I don’t trust the impulse to preserve. nursing as it does, a delusional wish for immortality, and yet, like: Shakespeare’s 64th Sonnet, the wish to have that which we fear to lose, nudges aside good sense, and I go back into the old blog, searching for scraps–what, had I not written them, would have been likely nothing more than trains of thought, passing time on the el waiting for my stop, forgotten as soon as my foot touched the station platform.  Here, then… from my birthday, June 22, 2008.

Ulrich went on: “Every great book breaths this spirit of love for the fate of individuals at odds with the forms the community tries to impose on them.

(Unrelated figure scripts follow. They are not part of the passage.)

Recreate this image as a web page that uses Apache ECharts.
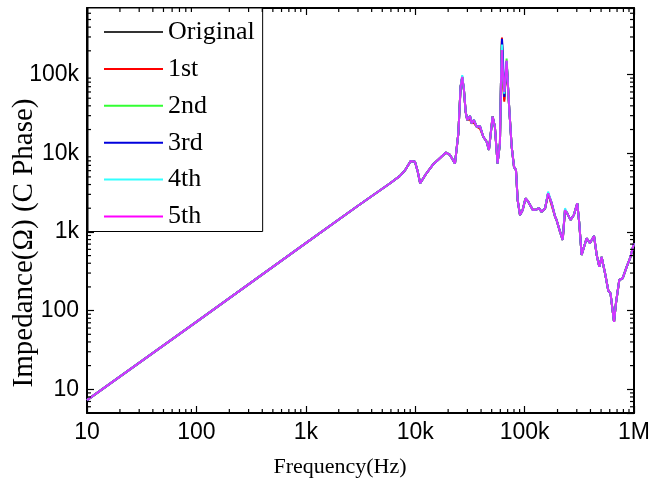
<!DOCTYPE html>
<html><head><meta charset="utf-8">
<script src="https://cdn.jsdelivr.net/npm/echarts@6/dist/echarts.min.js"></script>
<style>html,body{margin:0;padding:0;background:#fff}#c{width:651px;height:487px}</style>
</head><body><div id="c"></div>
<script>
const freqHz = [10,100,1000,3000,5900,7260,8100,9100,9950,10500,11100,12500,14700,16600,19100,20800,23100,24800,26000,26900,27900,28900,29900,31700,32800,34400,36400,39100,41900,45000,47200,51000,53500,56600,59500,60800,62100,63000,65200,68500,72500,76200,80000,83400,86400,90800,96000,102000,108000,119000,129000,135000,143000,154000,159000,164000,177000,190000,196000,211000,223000,234000,245000,263000,282000,303000,316000,332000,369000,396000,431000,456000,482000,506000,543000,582000,610000,657000,684000,734000,787000,857000,919000,1000000];

const zOriginal = [7.3,72,720,2150,4150,5150,6100,7960,7800,6000,4150,5400,7300,8500,10200,9500,7400,17900,70000,92000,63600,33700,26400,29700,24000,26400,21700,22000,16200,14000,11000,29100,21700,7400,13400,77000,270000,110000,48000,145000,35400,12100,6700,6100,2540,1640,1900,2670,2420,1900,1930,2000,1800,2000,2000,3100,2300,1560,1420,1000,790,1900,1730,1420,1640,2310,1290,510,830,720,890,510,360,480,300,180,166,72,124,245,257,360,460,720];
const z1st = [7.3,72,720,2150,4150,5150,6100,7960,7800,6000,4150,5400,7300,8500,10200,9500,7400,17900,70000,93000,63600,33700,26400,27000,24000,24500,21700,20500,16200,14000,11000,29500,21700,7400,13400,77000,295000,100000,45000,140000,35400,12100,6700,6100,2540,1640,1900,2670,2420,1900,1930,2000,1800,2000,2000,3100,2150,1560,1420,1000,790,1900,1730,1420,1640,2310,1290,510,830,720,890,510,360,480,300,180,166,72,124,245,257,360,460,720];
const z2nd = [7.3,72,720,2150,4150,5150,6100,7960,7800,6000,4150,5400,7300,8500,10200,9500,7400,17900,70000,94000,63600,33700,26400,29700,24000,26400,21700,22000,16200,14000,11000,29100,21700,7400,13400,77000,250000,120000,55000,160000,35400,12100,6700,6100,2540,1640,1900,2670,2420,1900,1930,2000,1800,2000,2000,3100,2300,1560,1420,1000,790,1900,1730,1420,1640,2310,1290,510,830,720,890,510,360,480,300,180,166,72,124,245,257,360,460,720];
const z3rd = [7.3,72,720,2150,4150,5150,6100,7960,7800,6000,4150,5400,7300,8500,10200,9500,7400,17900,70000,93000,63600,33700,26400,29700,24000,26400,21700,22000,16200,14000,11000,29100,21700,7400,13400,77000,285000,200000,52000,148000,35400,12100,6700,6100,2540,1640,1900,2670,2420,1900,1930,2000,1800,2000,2000,3100,2300,1560,1420,1000,790,1900,1730,1420,1640,2310,1290,510,830,720,890,510,360,480,300,180,166,72,124,245,257,360,460,720];
const z4th = [7.3,72,720,2150,4150,5150,6100,7960,7800,6000,4150,5400,7300,8500,10200,9500,7400,17900,70000,98000,63600,33700,26400,29700,24000,26400,21700,22000,16200,14000,11000,29100,21700,7400,13400,77000,240000,120000,57000,148000,35400,12100,6700,6100,2540,1640,1900,2670,2420,1900,1930,2000,1800,2000,2000,3250,2300,1560,1420,1000,790,2000,1730,1420,1640,2310,1290,510,830,720,890,510,360,480,300,180,166,72,124,245,257,360,460,720];
const z5th = [7.3,72,720,2150,4150,5150,6100,7960,7800,6000,4150,5400,7300,8500,10200,9500,7400,17900,70000,93000,63600,33700,26400,29700,24000,26400,21700,22000,16200,14000,11000,29100,21700,7400,13400,77000,205000,120000,60000,150000,35400,12100,6700,6100,2540,1640,1900,2670,2420,1900,1930,2000,1800,2000,2000,3100,2300,1560,1420,1000,790,1900,1730,1420,1640,2310,1290,510,830,720,890,510,360,480,300,180,166,72,124,245,257,360,460,720];

const seriesNames = ['Original','1st','2nd','3rd','4th','5th'];
const seriesValues = [zOriginal, z1st, z2nd, z3rd, z4th, z5th];
const seriesColors = ['#333333','#ff0000','#33ff33','#0000dd','#33ffff','#ff00ff'];
const seriesOpacity = [1,1,1,1,1,0.8];

const xTickValues = [10,100,1000,10000,100000,1000000];
const xTickLabels = ['10','100','1k','10k','100k','1M'];
const yTickValues = [10,100,1000,10000,100000];
const yTickLabels = ['10','100','1k','10k','100k'];
const xMin = 10, xMax = 1000000, yMin = 5, yMax = 700000;
const minorMultipliers = [2,3,4,5,6,7,8,9];

function minorTicks(lo, hi) {
  const out = [];
  for (let d = 1; d < hi; d *= 10) {
    for (const m of minorMultipliers) {
      const v = m * d;
      if (v > lo * 1.0001 && v < hi * 0.9999) out.push(v);
    }
  }
  return out;
}
const xMinor = minorTicks(xMin, xMax);
const yMinor = minorTicks(yMin, yMax);

function labelFor(values, labels) {
  return function (v) {
    const lv = Math.log10(v);
    for (let i = 0; i < values.length; i++) {
      if (Math.abs(Math.log10(values[i]) - lv) < 1e-6) return labels[i];
    }
    return '';
  };
}

const tickFont = '"Liberation Sans Narrow", "Arial Narrow", "Liberation Sans", sans-serif';
const serifFont = '"Liberation Serif", "Times New Roman", serif';

const chart = echarts.init(document.getElementById('c'), null, {renderer: 'canvas'});

const axisCommon = {
  axisLine: {show: true, onZero: false, lineStyle: {color: '#000', width: 2}},
  axisTick: {show: true, inside: true, length: 7, lineStyle: {color: '#000', width: 1.2}},
  splitLine: {show: false},
  minorTick: {show: false}
};

const lineSeries = seriesNames.map((name, k) => ({
  name: name,
  type: 'line',
  xAxisIndex: 0,
  yAxisIndex: 0,
  symbol: 'none',
  showSymbol: false,
  smooth: false,
  animation: false,
  data: freqHz.map((f, i) => [f, seriesValues[k][i]]),
  lineStyle: {color: seriesColors[k], width: 2, opacity: seriesOpacity[k]},
  itemStyle: {color: seriesColors[k]},
  z: 2 + k
}));

function xTickRender(params, api) {
  const v = api.value(0);
  const b = api.coord([v, yMin]);
  const t = api.coord([v, yMax]);
  return {type: 'group', children: [
    {type: 'line', shape: {x1: b[0], y1: b[1], x2: b[0], y2: b[1] - 4}, style: {stroke: '#000', lineWidth: 1.2}},
    {type: 'line', shape: {x1: t[0], y1: t[1], x2: t[0], y2: t[1] + 4}, style: {stroke: '#000', lineWidth: 1.2}}
  ]};
}
function yTickRender(params, api) {
  const v = api.value(1);
  const l = api.coord([xMin, v]);
  const r = api.coord([xMax, v]);
  return {type: 'group', children: [
    {type: 'line', shape: {x1: l[0], y1: l[1], x2: l[0] + 4, y2: l[1]}, style: {stroke: '#000', lineWidth: 1.2}},
    {type: 'line', shape: {x1: r[0], y1: r[1], x2: r[0] - 4, y2: r[1]}, style: {stroke: '#000', lineWidth: 1.2}}
  ]};
}

chart.setOption({
  backgroundColor: '#fff',
  animation: false,
  grid: {left: 87, right: 17, top: 8, bottom: 74, containLabel: false, outerBoundsMode: 'none'},
  legend: {
    orient: 'vertical',
    left: 88, top: 8,
    padding: [11, 8, 2, 16],
    icon: 'rect',
    itemWidth: 59, itemHeight: 2, itemGap: 10.9,
    borderColor: '#000', borderWidth: 1, backgroundColor: '#fff',
    data: seriesNames,
    textStyle: {fontFamily: serifFont, fontSize: 26, lineHeight: 26, color: '#000'},
    selectedMode: false,
    z: 20
  },
  xAxis: [
    Object.assign({}, axisCommon, {
      type: 'log', logBase: 10, min: xMin, max: xMax, position: 'bottom',
      axisLabel: {show: true, margin: 8, fontFamily: tickFont, fontSize: 23, color: '#000',
        showMinLabel: true, showMaxLabel: true, formatter: labelFor(xTickValues, xTickLabels)}
    }),
    Object.assign({}, axisCommon, {
      type: 'log', logBase: 10, min: xMin, max: xMax, position: 'top',
      axisLabel: {show: false}
    })
  ],
  yAxis: [
    Object.assign({}, axisCommon, {
      type: 'log', logBase: 10, min: yMin, max: yMax, position: 'left',
      axisLabel: {show: true, margin: 8, fontFamily: tickFont, fontSize: 23, color: '#000',
        showMinLabel: false, showMaxLabel: false, formatter: labelFor(yTickValues, yTickLabels)}
    }),
    Object.assign({}, axisCommon, {
      type: 'log', logBase: 10, min: yMin, max: yMax, position: 'right',
      axisLabel: {show: false}
    })
  ],
  graphic: [
    {type: 'text', x: 340, y: 467, style: {text: 'Frequency(Hz)', font: '22px ' + serifFont, fill: '#000', textAlign: 'center', textVerticalAlign: 'middle'}},
    {type: 'text', x: 24, y: 243, rotation: Math.PI / 2, style: {text: 'Impedance(Ω) (C Phase)', font: '29px ' + serifFont, fill: '#000', textAlign: 'center', textVerticalAlign: 'middle'}}
  ],
  series: lineSeries.concat([
    {type: 'custom', xAxisIndex: 0, yAxisIndex: 0, silent: true, animation: false, clip: false, z: 30,
     data: xMinor.map(v => [v, yMin]), renderItem: xTickRender},
    {type: 'custom', xAxisIndex: 0, yAxisIndex: 0, silent: true, animation: false, clip: false, z: 30,
     data: yMinor.map(v => [xMin, v]), renderItem: yTickRender}
  ])
});
</script></body></html>
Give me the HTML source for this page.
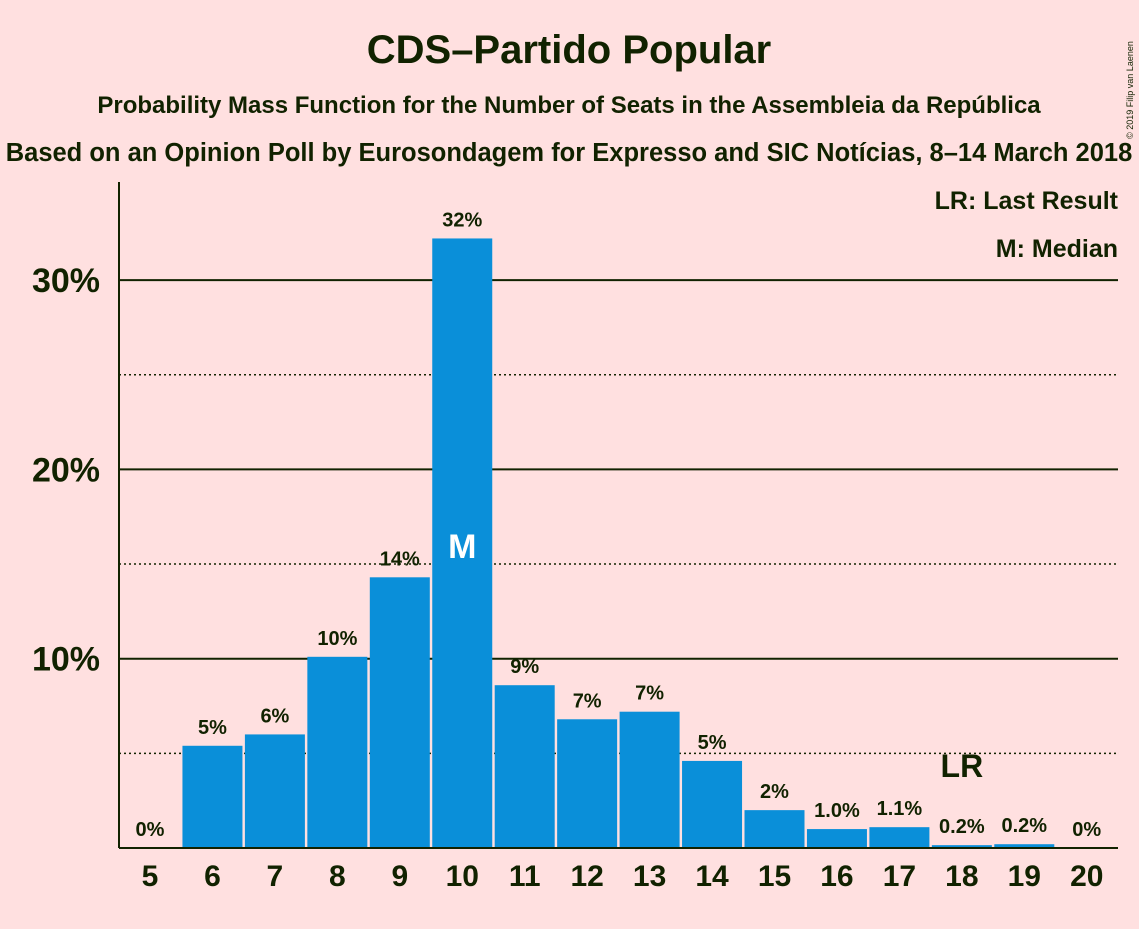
<!DOCTYPE html>
<html><head><meta charset="utf-8"><style>
body{margin:0;background:#FFE0E0;}
svg text{font-family:"Liberation Sans",sans-serif;font-weight:bold;fill:#112200;}
</style></head><body>
<svg id="chart" width="1139" height="924" xmlns="http://www.w3.org/2000/svg">
<rect width="1139" height="924" fill="#FFE0E0"/>
<text x="569" y="63" font-size="40" text-anchor="middle">CDS–Partido Popular</text>
<text x="569" y="113" font-size="24" text-anchor="middle">Probability Mass Function for the Number of Seats in the Assembleia da República</text>
<text x="569" y="161" font-size="25.5" text-anchor="middle">Based on an Opinion Poll by Eurosondagem for Expresso and SIC Notícias, 8–14 March 2018</text>
<text x="1133" y="90" font-size="9" transform="rotate(-90 1133 90)" text-anchor="middle" style="font-weight:normal">© 2019 Filip van Laenen</text>
<g id="grid"></g>
<g id="bars"></g>
<g id="labels"></g>
<line x1="119" y1="182" x2="119" y2="848" stroke="#112200" stroke-width="2"/>
<line x1="119" y1="848" x2="1118" y2="848" stroke="#112200" stroke-width="2"/>
<text x="1118" y="209" font-size="25" text-anchor="end">LR: Last Result</text>
<text x="1118" y="257" font-size="25" text-anchor="end">M: Median</text>
</svg>
<script>
const seats=[5,6,7,8,9,10,11,12,13,14,15,16,17,18,19,20];
const probs=[0,5.4,6.0,10.1,14.3,32.2,8.6,6.8,7.2,4.6,2.0,1.0,1.1,0.15,0.2,0];
const valueLabels=["0%","5%","6%","10%","14%","32%","9%","7%","7%","5%","2%","1.0%","1.1%","0.2%","0.2%","0%"];
const yTicks=[10,20,30];
const yTickLabels=["10%","20%","30%"];
const dottedTicks=[5,15,25];
const medianSeat=10;
const lastResultSeat=18;
const NS="http://www.w3.org/2000/svg";
const y=v=>848-v*18.93;
const x=s=>150+(s-5)*62.45;
function mk(tag,attrs,parent){const e=document.createElementNS(NS,tag);for(const k in attrs)e.setAttribute(k,attrs[k]);document.getElementById(parent).appendChild(e);return e;}
dottedTicks.forEach(t=>{const l=mk('line',{x1:119,x2:1118,y1:y(t),y2:y(t),stroke:'#112200','stroke-width':1.5,'stroke-dasharray':'2,3'},'grid');

});
yTicks.forEach((t,i)=>{const l=mk('line',{x1:119,x2:1118,y1:y(t),y2:y(t),stroke:'#112200','stroke-width':2},'grid');


const tx=mk('text',{x:100,y:y(t)+12,'font-size':34,'text-anchor':'end'},'grid');tx.textContent=yTickLabels[i];

});
seats.forEach((s,i)=>{
 const v=probs[i];
 if(v>0){const r=mk('rect',{x:x(s)-30,y:y(v),width:60,height:848-y(v),fill:'#0A8FD9'},'bars');
 
 }
 const vl=mk('text',{x:x(s),y:y(v)-12,'font-size':20,'text-anchor':'middle'},'labels');vl.textContent=valueLabels[i];
 
 
 const xl=mk('text',{x:x(s),y:886,'font-size':30,'text-anchor':'middle'},'labels');xl.textContent=s;
 
 
});
const m=mk('text',{x:x(medianSeat),y:558,'font-size':34,'text-anchor':'middle',style:'fill:#fff'},'labels');m.textContent='M';


const lr=mk('text',{x:x(lastResultSeat),y:777,'font-size':32,'text-anchor':'middle'},'labels');lr.textContent='LR';


</script>
</body></html>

It leads to decisions that cannot be decided; there is nothing to be done but to give a true account of their lives. Extract the meaning out of all literature, and what you will get is a denial, however incomplete, but nonetheless an endless series of individual examples all based on experience, which refute all the accepted rules, principles, and prescriptions underpinning the very society that loves these works of art! In the end, a poem, with its mystery, thousands of words in constant use, severs all these strings, and turns it into a balloon floating off into space. If this is what we call beauty, as we usually do, then beauty is an indescribably more ruthless and cruel upheaval than any political revolution ever was.”
From chapter 84 of The Man Without Qualities.